May 22 - June 19, 2021
Overview
Opening Reception: Saturday, May 22, 11-6

 

Smoking and painting are two addictions that I’ve maintained for the last thirty years or so. I’ve been drawing since I can remember, but five years old is about when I started painting. Smoking came later.

 

Sometime around the beginning of 2019, I began to make major changes in my work. There were three aspects of my paintings I was seeking to deviate from, not abandon in any way, but to subvert these qualities of my work that I had been accustomed to using when approaching how to make an image.

 

The first major change was to make what I call “just a painting.” That is, an image that didn’t utilize my signature cutouts—pieces of watercolor paper painted and cut into the shapes of various figures, animals, and other objects that occupy the work’s surface.

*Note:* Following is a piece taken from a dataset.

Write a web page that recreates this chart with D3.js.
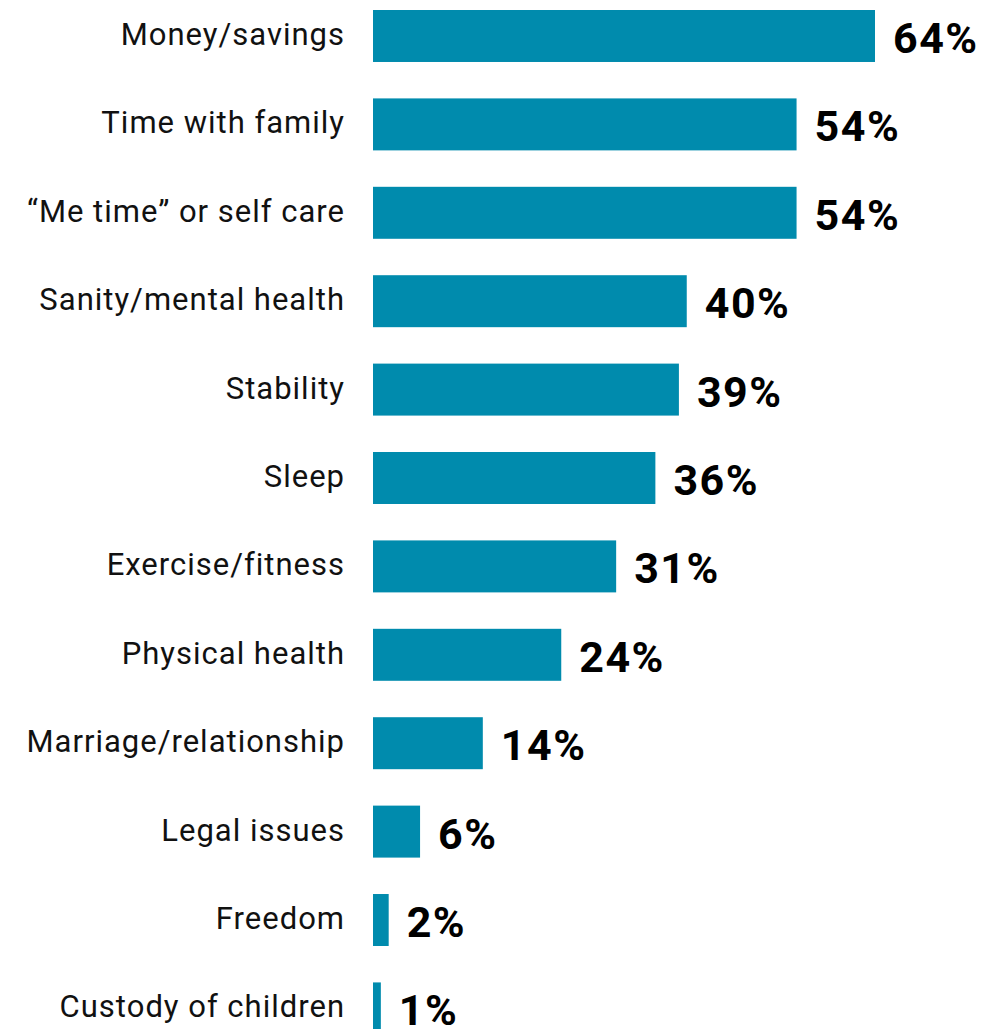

Using some of the foundational techniques I learned in art school, I started working from a “master painting.” Not an Old Master painting in the traditional sense, but instead chose Philip Guston’s painting Talking from 1979. Beyond its literal depiction of smoking and painting, the work contained everything I wanted to explore, and felt especially topical when coupled with his recent “canceling” for his depiction of hooded Klansmen. But besides that, I wanted to work on hands, as they are the hardest part of the body to render and were becoming a central theme in a lot of the paintings coming out of my studio at the time. Using the hand as a vehicle for my two addictions (smoking joints and swishing around a paint brush) I adopted Guston’s composition, substituting his pale, pinkish hand with my own.

 

With regard to the sculptures in the show, I want to share an origin story that will provide some context for their creation. My mother, Josephine Coleman, with her six sisters and three brothers, moved from Lake Charles, Louisiana, to Los Angeles—first to Watts, and then to Compton. She would eventually move out to the suburbs with my father, where I was born. My mother loves Christmas, and she collects all sorts of Christmas-themed ceramics to decorate her home. The problem was, there weren’t very many black figurines available, outside of some Jim Crow-era themed shit or a happy negro on a plantation. There were almost never any black Santas. So, my mother took matters into her own hands. She would buy up white Santas, angels, and carolers and turn them black using a jar of enamel paint. I’ve always thought about how this was my first brush with painting, and how it has had a major impact on my thinking and art practice. The sculptures in this show are shrines to my mother, the first real artist I ever encountered.